Democrats defy White House, move on sanctions on Iran.

Senate Democrats defy White House, move on sanctions on Iran.

“If certain members of Congress want the United States to take military action, they should be up front with the American public and say so,” Bernadette Meehan, National Security Council spokeswoman, said in a statement. “Otherwise, it’s not clear why any member of Congress would support a bill that possibly closes the door on diplomacy and makes it more likely that the United States will have to choose between military options or allowing Iran’s nuclear program to proceed.” [Huffington Post]

IT DOESN’T get any more depressing than this when it comes to Middle East policy. The Senate, led by Democrats, now seems to have a veto-proof majority on the Iran sanctions bill that will screw the Obama administration and place Secretary John Kerry’s efforts on nuclear weapons and Iran in jeopardy.

The statement by Ms. Meehan has it right. Confrontation is what Democratic and Republican senators obviously want or they wouldn’t be so stupid as to give the reformers the finger.

A group of national security experts sent a letter to the Senate this past week asking them to pull the Iran sanctions bill.

Earlier I wrote what Robin Wright had to say about the current situation with Iran if WMD negotiations fail. One point she made was that it would lead to less freedom for women in Iran if the hardliners win, which can only happen with America’s help.

Democrats went a long way to scuttling Iranian reform by signing on to the sanctions bill in the middle of negotiations. It’s nothing less than diplomatic malpractice.

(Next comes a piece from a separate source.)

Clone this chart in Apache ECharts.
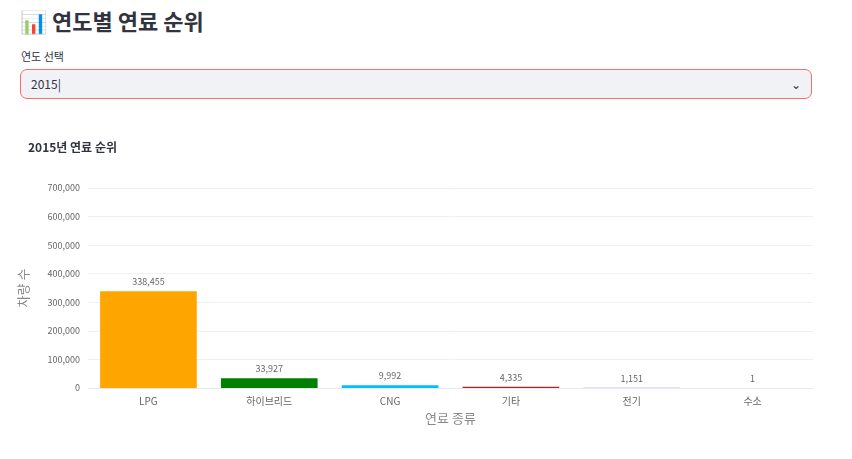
<!DOCTYPE html>
<html>
<head>
<meta charset="utf-8">
<script src="https://cdn.jsdelivr.net/npm/echarts@6/dist/echarts.min.js"></script>
<style>
  body { margin: 0; background: #fff; font-family: "Noto Sans CJK KR", "Noto Sans", sans-serif; color: #31333f; }
  #head { position: absolute; left: 20px; top: 4px; font-size: 22px; font-weight: 700; }
  #lbl { position: absolute; left: 21px; top: 48px; font-size: 11px; }
  #sel { position: absolute; left: 20px; top: 69px; width: 790px; height: 28px; border: 1px solid #ff6b6b;
         border-radius: 7px; background: #f0f2f6; font-size: 12px; line-height: 28px; box-sizing: content-box; }
  #sel span { margin-left: 10px; }
  #sel .arr { position: absolute; right: 10px; top: 0; font-size: 12px; }
  #chart { position: absolute; left: 0; top: 120px; width: 852px; height: 339px; }
</style>
</head>
<body>
<div id="head">📊 연도별 연료 순위</div>
<div id="lbl">연도 선택</div>
<div id="sel"><span>2015|</span><span class="arr">&#8964;</span></div>
<div id="chart"></div>
<script>
// Fuel ranking for the selected year
const year = 2015;
const fuelTypes = ["LPG", "하이브리드", "CNG", "기타", "전기", "수소"];
const vehicleCounts = [338455, 33927, 9992, 4335, 1151, 1];
const barColors = ["#FFA500", "#008000", "#00BFFF", "#A52A2A", "#8080FF", "#FFC0CB"];

const chart = echarts.init(document.getElementById("chart"));

const option = {
  textStyle: { fontFamily: "Noto Sans CJK KR" },
  title: {
    text: year + "년 연료 순위",
    left: 23,
    top: 16,
    textStyle: { fontSize: 12, fontWeight: "bold", color: "#31333f" },
  },
  grid: { left: 88, right: 39, top: 68, bottom: 71 },
  xAxis: {
    type: "category",
    data: fuelTypes,
    name: "연료 종류",
    nameLocation: "middle",
    nameGap: 24,
    nameTextStyle: { fontSize: 13, color: "#888" },
    axisLine: { lineStyle: { color: "#e6e9f0" } },
    axisTick: { show: false },
    axisLabel: { fontSize: 10, color: "#666", margin: 8 },
  },
  yAxis: {
    type: "value",
    min: 0,
    max: 700000,
    interval: 100000,
    name: "차량 수",
    nameLocation: "middle",
    nameGap: 58,
    nameTextStyle: { fontSize: 13, color: "#888" },
    axisLabel: {
      fontSize: 9,
      color: "#666",
      formatter: (v) => v.toLocaleString("en-US"),
    },
    splitLine: { lineStyle: { color: "#eef0f4" } },
  },
  series: [
    {
      type: "bar",
      barWidth: "80%",
      data: vehicleCounts.map((v, i) => ({ value: v, itemStyle: { color: barColors[i] } })),
      label: {
        show: true,
        position: "top",
        fontSize: 9,
        color: "#666",
        formatter: (p) => p.value.toLocaleString("en-US"),
      },
    },
  ],
};

chart.setOption(option);
</script>
</body>
</html>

The statement of Bernadette Meehan, National Security Council spokeswoman:

This bill is in direct contradiction to the Administration’s work to peacefully resolve the international community’s concerns with Iran’s nuclear program. We know that this proposed legislation would divide the international community, drive the Iranians to take a harder line, and possibly end negotiations. This bill would have a negative bearing on the sanctions regime too. Let us not forget: sanctions work because we convinced our partners to take the steps that we seek. If our partners no longer believe that we are serious about finding a negotiated solution, then our sanctions regime would suffer.

If Congress passes this bill, it will be proactively taking an action that will make diplomacy less likely to succeed. The American people have been clear that they prefer a peaceful resolution to this issue. If certain members of Congress want the United States to take military action, they should be up front with the American public and say so. Otherwise, it’s not clear why any member of Congress would support a bill that possibly closes the door on diplomacy and makes it more likely that the United States will have to choose between military options or allowing Iran’s nuclear program to proceed.

The President has been clear that he has a responsibility to fully test whether we can achieve a comprehensive solution through diplomatic means, before he pursues alternatives. Passing new sanctions legislation right now will undermine our efforts to achieve a peaceful resolution.